**Stated goal**
Leaving the pictures aside, transcribe every line below exactly.
──────
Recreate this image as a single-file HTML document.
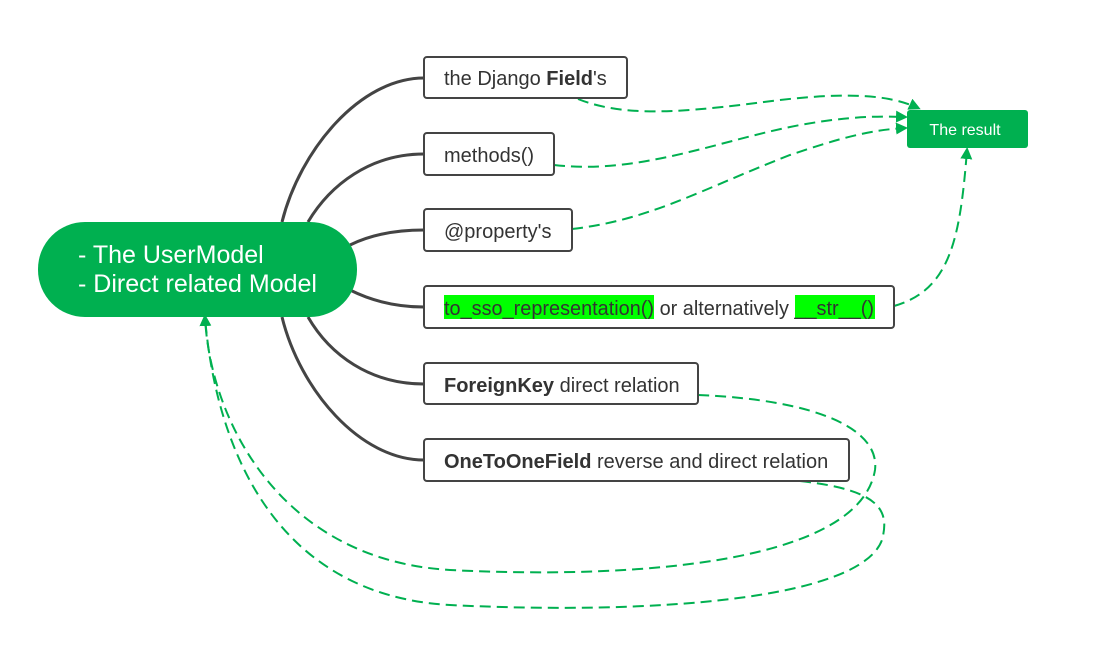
<!DOCTYPE html>
<html><head><style>body{margin:0;background:#fff}svg{display:block}text{font-family:"Liberation Sans",sans-serif}</style></head><body>
<svg width="1095" height="654" viewBox="0 0 1095 654" xmlns="http://www.w3.org/2000/svg">
<defs><marker id="a" markerWidth="12" markerHeight="12" refX="9" refY="6" orient="auto" markerUnits="userSpaceOnUse"><path d="M0,0 L12,6 L0,12 Z" fill="#00b050"/></marker></defs>
<g fill="none" stroke="#444" stroke-width="3">
<path d="M282,222 C300,150 360,78 424,78"/>
<path d="M308,222 C330,185 370,154 424,154"/>
<path d="M350,245 C370,235 395,230 424,230"/>
<path d="M350,290 C370,300 395,307 424,307"/>
<path d="M308,317 C330,355 370,384 424,384"/>
<path d="M282,317 C300,390 360,460 424,460"/>
</g>
<g fill="none" stroke="#00b050" stroke-width="2" stroke-dasharray="11,6">
<path d="M578,99 C630,120 700,110 780,100 C850,92 890,95 918,108" marker-end="url(#a)"/>
<path d="M554,165 C640,175 720,140 800,125 C850,116 880,116 905,117" marker-end="url(#a)"/>
<path d="M572,229 C650,220 700,190 790,155 C840,138 870,130 905,128" marker-end="url(#a)"/>
<path d="M894,306 C950,290 960,240 967,150" marker-end="url(#a)"/>
<path d="M698,395 C820,400 880,430 875,470 C860,560 650,580 450,570 C280,560 210,420 205,317" marker-end="url(#a)"/>
<path d="M800,481 C880,490 890,510 882,540 C860,600 650,615 450,605 C270,595 215,440 205,317"/>
</g>
<rect x="38" y="222" width="319" height="95" rx="47" fill="#00b050"/>
<text x="78" y="263" font-size="25" fill="#fff">- The UserModel</text>
<text x="78" y="292" font-size="25" fill="#fff">- Direct related Model</text>
<rect x="907" y="110" width="121" height="38" rx="3" fill="#00b050"/>
<text x="965" y="135" font-size="16" fill="#fff" text-anchor="middle">The result</text>
<g fill="#fff" stroke="#444" stroke-width="2">
<rect x="424" y="57" width="203" height="41" rx="3"/>
<rect x="424" y="133" width="130" height="42" rx="3"/>
<rect x="424" y="209" width="148" height="42" rx="3"/>
<rect x="424" y="286" width="470" height="42" rx="3"/>
<rect x="424" y="363" width="274" height="41" rx="3"/>
<rect x="424" y="439" width="425" height="42" rx="3"/>
</g>
<rect x="444" y="295" width="210" height="24" fill="#00ff00"/>
<rect x="795" y="295" width="80" height="24" fill="#00ff00"/>
<g font-size="20" fill="#333">
<text x="444" y="85">the Django <tspan font-weight="bold">Field</tspan>'s</text>
<text x="444" y="162">methods()</text>
<text x="444" y="238">@property's</text>
<text x="444" y="315" textLength="430" lengthAdjust="spacingAndGlyphs">to_sso_representation() or alternatively __str__()</text>
<text x="444" y="392"><tspan font-weight="bold">ForeignKey</tspan> direct relation</text>
<text x="444" y="468"><tspan font-weight="bold">OneToOneField</tspan> reverse and direct relation</text>
</g>
</svg>
</body></html>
──────
**Problem solution**
Recreate this image as a single-file HTML document.
<!DOCTYPE html>
<html><head><style>body{margin:0;background:#fff}svg{display:block}text{font-family:"Liberation Sans",sans-serif}</style></head><body>
<svg width="1095" height="654" viewBox="0 0 1095 654" xmlns="http://www.w3.org/2000/svg">
<defs><marker id="a" markerWidth="12" markerHeight="12" refX="9" refY="6" orient="auto" markerUnits="userSpaceOnUse"><path d="M0,0 L12,6 L0,12 Z" fill="#00b050"/></marker></defs>
<g fill="none" stroke="#444" stroke-width="3">
<path d="M282,222 C300,150 360,78 424,78"/>
<path d="M308,222 C330,185 370,154 424,154"/>
<path d="M350,245 C370,235 395,230 424,230"/>
<path d="M350,290 C370,300 395,307 424,307"/>
<path d="M308,317 C330,355 370,384 424,384"/>
<path d="M282,317 C300,390 360,460 424,460"/>
</g>
<g fill="none" stroke="#00b050" stroke-width="2" stroke-dasharray="11,6">
<path d="M578,99 C630,120 700,110 780,100 C850,92 890,95 918,108" marker-end="url(#a)"/>
<path d="M554,165 C640,175 720,140 800,125 C850,116 880,116 905,117" marker-end="url(#a)"/>
<path d="M572,229 C650,220 700,190 790,155 C840,138 870,130 905,128" marker-end="url(#a)"/>
<path d="M894,306 C950,290 960,240 967,150" marker-end="url(#a)"/>
<path d="M698,395 C820,400 880,430 875,470 C860,560 650,580 450,570 C280,560 210,420 205,317" marker-end="url(#a)"/>
<path d="M800,481 C880,490 890,510 882,540 C860,600 650,615 450,605 C270,595 215,440 205,317"/>
</g>
<rect x="38" y="222" width="319" height="95" rx="47" fill="#00b050"/>
<text x="78" y="263" font-size="25" fill="#fff">- The UserModel</text>
<text x="78" y="292" font-size="25" fill="#fff">- Direct related Model</text>
<rect x="907" y="110" width="121" height="38" rx="3" fill="#00b050"/>
<text x="965" y="135" font-size="16" fill="#fff" text-anchor="middle">The result</text>
<g fill="#fff" stroke="#444" stroke-width="2">
<rect x="424" y="57" width="203" height="41" rx="3"/>
<rect x="424" y="133" width="130" height="42" rx="3"/>
<rect x="424" y="209" width="148" height="42" rx="3"/>
<rect x="424" y="286" width="470" height="42" rx="3"/>
<rect x="424" y="363" width="274" height="41" rx="3"/>
<rect x="424" y="439" width="425" height="42" rx="3"/>
</g>
<rect x="444" y="295" width="210" height="24" fill="#00ff00"/>
<rect x="795" y="295" width="80" height="24" fill="#00ff00"/>
<g font-size="20" fill="#333">
<text x="444" y="85">the Django <tspan font-weight="bold">Field</tspan>'s</text>
<text x="444" y="162">methods()</text>
<text x="444" y="238">@property's</text>
<text x="444" y="315" textLength="430" lengthAdjust="spacingAndGlyphs">to_sso_representation() or alternatively __str__()</text>
<text x="444" y="392"><tspan font-weight="bold">ForeignKey</tspan> direct relation</text>
<text x="444" y="468"><tspan font-weight="bold">OneToOneField</tspan> reverse and direct relation</text>
</g>
</svg>
</body></html>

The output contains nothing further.